How Good Are The Drillers These Days? -- November 17, 2015

In a Bloomberg/Rigzone article linked earlier today, this was reported:
Oil production in the Permian is forecast to rise 0.6 percent in December to 2.02 million barrels a day, even as drillers have idled 59 percent of the rigs there in the past year. Output in rival shale fields like the Bakken and Eagle Ford has fallen 12% and 25%, respectively, as drillers pulled out after oil prices crashed last year.
North Dakota has gone from 200 rigs to 60 rigs --
  • 60 rigs represents about 30% off the high
  • 70% of 200 = 140 -- the number of rigs lost since the high
So, I suppose one could say that there has been a lot of 70% of rigs and yet the amount of production has held up:
  • September, 2015:  1,162,253 (preliminary)
  • August, 2015: 1,187,631 (final, revised)
  • July, 2015: 1,206,996 (final, revised) 
  • June, 2015: 1,211,328 (final)(second highest; highest was December, 2014)
  • May, 2015: 1,202,615 (final)
  • April, 2015: 1,169,045 (final)
  • March, 2015: 1,190,502 (final); 1,190,582 bopd (preliminary)
  • February, 2015: 1,178,082 bopd (revised, final); 1,177,094 (preliminary)
  • January, 2015: 1,191,198 bopd (all time high was last month)
  • December, 2014: revised, 1,227,483 bopd (preliminary - 1,227,344 bopd - preliminary, new all-time high)
But it's more than just the number / the percent of rigs laid down.

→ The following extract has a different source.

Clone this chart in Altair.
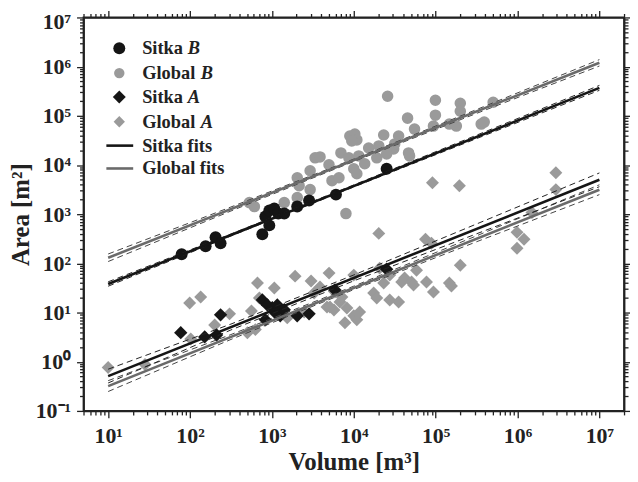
import altair as alt
import pandas as pd

# ---------------- data ----------------
sitka_B_vol = [79, 155, 205, 236, 764, 832, 930, 1069, 1197, 1415, 930, 2037, 2846, 6060, 25200]
sitka_B_area = [153, 222, 338, 256, 389, 900, 1190, 1303, 1033, 1033, 592, 1432, 1893, 2500, 8380]

global_B_vol = [531, 611, 1415, 2040, 2150, 2930, 2930, 3370, 2040, 3870, 4980, 5420, 6590, 6970,
                8710, 8950, 10300, 10900, 9460, 10000, 10900, 11500, 13600, 15200, 20200, 23200,
                30700, 31600, 35300, 46700, 48000, 45400, 25900, 55200, 94000, 99300, 99300,
                147000, 179000, 200000, 200000, 360000, 392000, 504000, 8020, 19100, 25200]
global_B_area = [1720, 1430, 1720, 5510, 3800, 7640, 3160, 14000, 2170, 14600, 10100, 4800, 5510, 17600,
                 14000, 38900, 42700, 32300, 30800, 8380, 6640, 15300, 10600, 22200, 24400, 40700,
                 21200, 26800, 38900, 17600, 15300, 89700, 250000, 53800, 61900, 207000, 103000,
                 67900, 61900, 180000, 124000, 67900, 74600, 189000, 1030, 14000, 16800]

sitka_A_vol = [77, 151, 211, 236, 764, 879, 1011, 1100, 1264, 832, 1415, 2037, 2846, 5890, 25200, 1164]
sitka_A_area = [3.9, 3.2, 3.5, 9.0, 18.1, 14.3, 12.5, 9.9, 8.6, 7.1, 11.4, 8.6, 9.4, 28.8, 76, 14.3]

global_A_vol = [10, 28.2, 99, 135, 102, 200, 304, 502, 562, 628, 666, 703, 1070, 1920, 3010, 4990,
                3280, 1540, 2480, 4710, 5730, 6780, 3870, 5890, 8240, 7800, 10000, 10900, 11800,
                10000, 17500, 19100, 27500, 35300, 20700, 20200, 27500, 23200, 41800, 50800,
                53700, 58400, 77300, 94000, 147000, 156000, 200000, 91400, 195000, 75200, 88900,
                986000, 1200000, 986000, 1500000, 2940000, 2940000, 38500, 5120, 7160]
global_A_area = [0.76, 0.88, 15.7, 20.7, 2.9, 5.6, 9.4, 3.9, 10.8, 4.5, 39.8, 19.8, 31.6, 55, 43.7, 63.4,
                 25, 7.8, 10.3, 13, 11.3, 16.4, 33, 26.2, 12.4, 6.2, 8.6, 7.1, 10.3,
                 57.7, 25, 19.8, 18, 16.4, 80, 407, 57.7, 39.8, 50.2, 41.7,
                 36.2, 72.8, 41.7, 26.2, 39.8, 34.6, 91.8, 4360, 3800, 308, 256,
                 427, 308, 203, 1080, 6950, 3160, 41.7, 13, 20.7]

# fitted power laws (end points) and their dashed confidence bands
fit_vol = [10, 1e7]
fit_sitka_B = [38, 3.7e5]
fit_global_B = [130, 1.2e6]
fit_sitka_A = [0.51, 5000]
fit_global_A = [0.32, 3150]

band_vol = [10, 316, 1e4, 3.16e5, 1e7]
band_sitka_B_hi = [42.2, 395, 3930, 40400, 415000]
band_sitka_B_lo = [34.3, 361, 3580, 34400, 330000]
band_global_B_hi = [155, 1400, 13200, 134000, 1.39e6]
band_global_B_lo = [109, 1160, 11800, 112000, 1.03e6]
band_sitka_A_hi = [0.705, 5.83, 58.1, 632, 6900]
band_sitka_A_lo = [0.370, 4.43, 44.1, 399, 3620]
band_global_A_hi = [0.412, 3.57, 34.4, 363, 3960]
band_global_A_lo = [0.248, 2.84, 29.3, 275, 2500]

x_tick_labels = ["10¹", "10²", "10³", "10⁴", "10⁵", "10⁶", "10⁷"]
y_tick_labels = ["10⁻¹", "10⁰", "10¹", "10²", "10³", "10⁴", "10⁵", "10⁶", "10⁷"]

# ---------------- tables ----------------
def pts(v, a):
    return pd.DataFrame({"V": v, "A": a})

def line_df(v, series):
    rows = []
    for name, vals in series.items():
        for x, y in zip(v, vals):
            rows.append({"V": x, "A": y, "s": name})
    return pd.DataFrame(rows)

x_minor = [m * 10 ** k for k in range(0, 8) for m in range(1, 10) if 5 <= m * 10 ** k <= 2e7]
y_minor = [m * 10.0 ** k for k in range(-1, 8) for m in range(1, 10) if 0.1 <= m * 10.0 ** k <= 1e7]

FONT = "Liberation Serif"
LABEL_SIZE = 22
TEST = "abs(log(datum.value)/LN10 - round(log(datum.value)/LN10)) < 0.01"
xlab_arr = "[" + ",".join("'%s'" % s for s in x_tick_labels) + "]"
ylab_arr = "[" + ",".join("'%s'" % s for s in y_tick_labels) + "]"
x_label_expr = f"({TEST}) ? {xlab_arr}[round(log(datum.value)/LN10)-1] : ''"
y_label_expr = f"({TEST}) ? {ylab_arr}[round(log(datum.value)/LN10)+1] : ''"
tick_size = {"condition": {"test": TEST, "value": 7}, "value": 4}

xscale = alt.Scale(type="log", domain=[5, 2e7], nice=False)
yscale = alt.Scale(type="log", domain=[0.1, 1e7], nice=False)

common_axis = dict(tickColor="#222", domainColor="#222", domainWidth=1.8, tickWidth=1.3,
                   labelFont=FONT, labelFontWeight="bold", labelFontSize=LABEL_SIZE, labelColor="#222",
                   titleFont=FONT, titleFontWeight="bold", titleFontSize=25, titleColor="#222",
                   labelOverlap=False, labelFlush=False, grid=False, tickSize=tick_size)

x_bottom = alt.Axis(orient="bottom", values=x_minor, labelExpr=x_label_expr, title="Volume [m³]",
                    labelPadding=8, titlePadding=3, **common_axis)
y_left = alt.Axis(orient="left", values=y_minor, labelExpr=y_label_expr, title="Area [m²]",
                  labelPadding=6, titlePadding=2,
                  labelOffset={"condition": {"test": "datum.value > 5e6", "value": 4}, "value": 0},
                  **common_axis)
x_top = alt.Axis(orient="top", values=x_minor, labels=False, title=None, **common_axis)
y_right = alt.Axis(orient="right", values=y_minor, labels=False, title=None, **common_axis)

BLACK = "#151515"
GRAY_PT = "#9a9a9a"
GRAY_LINE = "#6a6a6a"


def X(axis=None):
    return alt.X("V:Q", scale=xscale, axis=axis)


def Y(axis=None):
    return alt.Y("A:Q", scale=yscale, axis=axis)


gB = alt.Chart(pts(global_B_vol, global_B_area)).mark_point(
    shape="circle", filled=True, size=135, color=GRAY_PT, opacity=1
).encode(x=X(x_bottom), y=Y(y_left))

gA = alt.Chart(pts(global_A_vol, global_A_area)).mark_point(
    shape="diamond", filled=True, size=170, color=GRAY_PT, opacity=1
).encode(x=X(x_top), y=Y(y_right))

sB = alt.Chart(pts(sitka_B_vol, sitka_B_area)).mark_point(
    shape="circle", filled=True, size=145, color=BLACK, opacity=1
).encode(x=X(), y=Y())

sA = alt.Chart(pts(sitka_A_vol, sitka_A_area)).mark_point(
    shape="diamond", filled=True, size=180, color=BLACK, opacity=1
).encode(x=X(), y=Y())

bands_s = alt.Chart(line_df(band_vol, {
    "sBh": band_sitka_B_hi, "sBl": band_sitka_B_lo, "sAh": band_sitka_A_hi, "sAl": band_sitka_A_lo,
})).mark_line(color="#222", strokeWidth=1, strokeDash=[6, 4]).encode(x=X(), y=Y(), detail="s:N")

bands_g = alt.Chart(line_df(band_vol, {
    "gBh": band_global_B_hi, "gBl": band_global_B_lo, "gAh": band_global_A_hi, "gAl": band_global_A_lo,
})).mark_line(color="#444", strokeWidth=1, strokeDash=[6, 4]).encode(x=X(), y=Y(), detail="s:N")

fits_g = alt.Chart(line_df(fit_vol, {"gB": fit_global_B, "gA": fit_global_A})).mark_line(
    color=GRAY_LINE, strokeWidth=2.6).encode(x=X(), y=Y(), detail="s:N")
fits_s = alt.Chart(line_df(fit_vol, {"sB": fit_sitka_B, "sA": fit_sitka_A})).mark_line(
    color=BLACK, strokeWidth=2.6).encode(x=X(), y=Y(), detail="s:N")

# ---------------- legend (drawn inside plot, top-left) ----------------
one = pd.DataFrame({"k": [0]})
leg_rows = [31, 56, 80, 105, 129, 152]
sym_x = 36
txt_x = 59
legend_layers = []
legend_layers.append(alt.Chart(one).mark_point(shape="circle", filled=True, size=145, color=BLACK, opacity=1)
                     .encode(x=alt.value(sym_x), y=alt.value(leg_rows[0])))
legend_layers.append(alt.Chart(one).mark_point(shape="circle", filled=True, size=110, color=GRAY_PT, opacity=1)
                     .encode(x=alt.value(sym_x), y=alt.value(leg_rows[1])))
legend_layers.append(alt.Chart(one).mark_point(shape="diamond", filled=True, size=170, color=BLACK, opacity=1)
                     .encode(x=alt.value(sym_x), y=alt.value(leg_rows[2])))
legend_layers.append(alt.Chart(one).mark_point(shape="diamond", filled=True, size=130, color=GRAY_PT, opacity=1)
                     .encode(x=alt.value(sym_x), y=alt.value(leg_rows[3])))
legend_layers.append(alt.Chart(one).mark_rule(color=BLACK, strokeWidth=2.6)
                     .encode(x=alt.value(23), x2=alt.value(50), y=alt.value(leg_rows[4])))
legend_layers.append(alt.Chart(one).mark_rule(color=GRAY_LINE, strokeWidth=2.6)
                     .encode(x=alt.value(23), x2=alt.value(50), y=alt.value(leg_rows[5])))

leg_words = ["Sitka", "Global", "Sitka", "Global", "Sitka fits", "Global fits"]
leg_ital = ["B", "B", "A", "A", "", ""]
leg_ital_x = [105, 118, 105, 118, 0, 0]
for i, (w, it, ix) in enumerate(zip(leg_words, leg_ital, leg_ital_x)):
    legend_layers.append(alt.Chart(one).mark_text(
        text=w, font=FONT, fontWeight="bold", fontSize=18.5, color="#222", align="left", baseline="middle"
    ).encode(x=alt.value(txt_x), y=alt.value(leg_rows[i])))
    if it:
        legend_layers.append(alt.Chart(one).mark_text(
            text=it, font=FONT, fontWeight="bold", fontStyle="italic", fontSize=18.5, color="#222",
            align="left", baseline="middle"
        ).encode(x=alt.value(ix), y=alt.value(leg_rows[i])))

chart = alt.layer(
    gB, gA, sB, sA, bands_g, bands_s, fits_g, fits_s, *legend_layers
).resolve_axis(x="independent", y="independent").properties(
    width=544, height=396,
    autosize=alt.AutoSizeParams(type="none"),
    padding={"left": 76, "top": 8, "right": 6, "bottom": 66},
).configure_view(stroke="#222", strokeWidth=1.8).configure_axis(
    labelFontSize=LABEL_SIZE, labelFont=FONT, labelFontWeight="bold"
)

chart.save("out.html", embed_options={"renderer": "svg", "actions": False})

The 60 rigs are drilling to depth but the wells are not being completed; they are being shut in; the operators will come back later to complete / frack them. The wells that have been completed and are producing are seeing producers hold back production at these low prices.

At the risk of beating a dead horse:
I think this is the most under-talked about story in the Bakken right now, the fracklog. Everyone is concentrating on the "number," when, in fact, that's just a small part of the overall story. Here some things to keep in mind when thinking about these 1,000+ wells waiting to be fracked:
  • they are all in the sweet spots of the Bakken
  • operators have spent 7+ years perfecting completion techniques, resulting in huge 90-day production, and then 1-year production profiles
  • every well in the Bakken -- especially in the sweet spots -- will create a halo effect on neighboring wells 
  • the infrastructure is most robust in the sweet spots of the Bakken
  • 3 - 5 days to frack; once decision is made to frack, oil will moving fairly quickly after that

Bloomberg Reporting North Dakota Crude Oil Production Down 12% -- November 17, 2015

In a Bloomberg/Rigzone article linked earlier today, this was reported:
Oil production in the Permian is forecast by the government to rise 0.6 percent in December to 2.02 million barrels a day, even as drillers have idled 59 percent of the rigs there in the past year. Output in rival shale fields like the Bakken and Eagle Ford has fallen 12% and 25%, respectively, as drillers pulled out after oil prices crashed last year.
From the monthly Director's Cut posting North Dakota crude oil production:
  • September, 2015:  1,162,253 (preliminary)
  • August, 2015: 1,187,631 (final, revised)
  • July, 2015: 1,206,996 (final, revised) 
  • June, 2015: 1,211,328 (final)(second highest; highest was December, 2014)
  • May, 2015: 1,202,615 (final)
  • April, 2015: 1,169,045 (final)
  • March, 2015: 1,190,502 (final); 1,190,582 bopd (preliminary)
  • February, 2015: 1,178,082 bopd (revised, final); 1,177,094 (preliminary)
  • January, 2015: 1,191,198 bopd (all time high was last month)
  • December, 2014: revised, 1,227,483 bopd (preliminary - 1,227,344 bopd - preliminary, new all-time high)
Doing the math:
  • the all-time high: 1,227,483 bopd, back in December, 2014
  • the most recent figure: 1,162,253 (preliminary)
  • 1,227,483 - 1,162,253 = 65,230 / 1,227,483 = 5.3%
Disclaimer: I often make simple arithmetic errors, and often make factual and typographical errors, but that 12% decrease reported by Bloomberg seemed on the high side.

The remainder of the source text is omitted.